CEO Investment Cycles

11/20/2013
Featured in print Digest

Assets and employment grow more slowly early in the CEO's tenure than in later years.

The chief executive officer (CEO) and the top management team are widely viewed as critical to a company's success or failure, yet it is often difficult to identify specific actions by corporate leaders that affect firm fortunes. One way to address this question is to study how a firm's activities vary over the CEO's term in office. A CEO's incentives and power inside the firm are likely to vary over the course of his or her tenure, and this may lead to systematic differences in firm behavior. In CEO Investment Cycles (NBER Working Paper No. 19330), authors Yihui Pan, Tracy Yue Wang, and Michael Weisbach document patterns in corporate investment and disinvestment activities over the "CEO cycle" in a large sample of publicly traded U.S. firms.

The authors find that disinvestments are fairly common in the early years of a CEO's tenure, and that these disinvestments decrease with tenure. Investments, on the other hand, are relatively low in the early years of a CEO's tenure and increase over time. As a result, the firm's assets and employment grow more slowly early in the CEO's tenure than in later years. These cyclical changes in investment are observed using a variety of distinct measures of investment and disinvestment, and regardless of the reason for the CEO turnover, the CEO's background, or the industry conditions at the time of the turnover.

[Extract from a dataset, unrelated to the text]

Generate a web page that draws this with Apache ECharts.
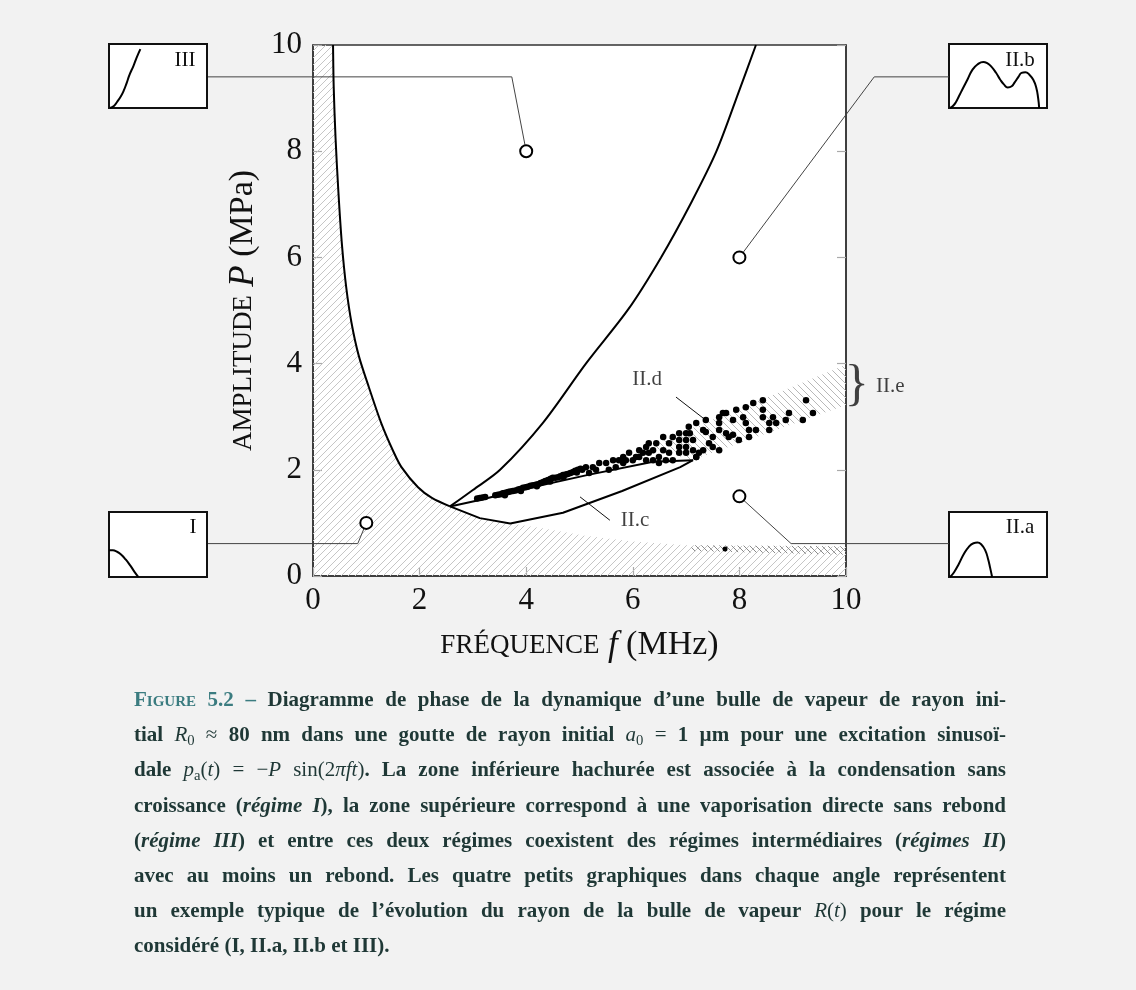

The authors find that the annual investment rate, measured as the investment-to-capital-stock ratio, is about 6 percentage points lower, and the asset growth rate is about 3 percentage points lower, in the first three years of a CEO's tenure than in later years. The median investment rate in their sample is 24 percent and the median asset growth rate is 7.6 percent. The magnitude of the "CEO cycle effect" is substantial, and is comparable to that of other factors that are known to influence investment, such as the business cycle, political uncertainty, and financial constraints.

The authors suggest that early in the CEO's tenure, the CEO disinvests poorly performing assets that his predecessor was unwilling to abandon. Subsequently, when the CEO gains more control of the corporate board, he may over-invest. Empirically, both the increase in the quantity and the decrease in the quality of investment appear to be a function of the CEO's growing control over the board during his tenure. There is no evidence that the investment cycles occur because of shifting CEO skill or productivity shocks.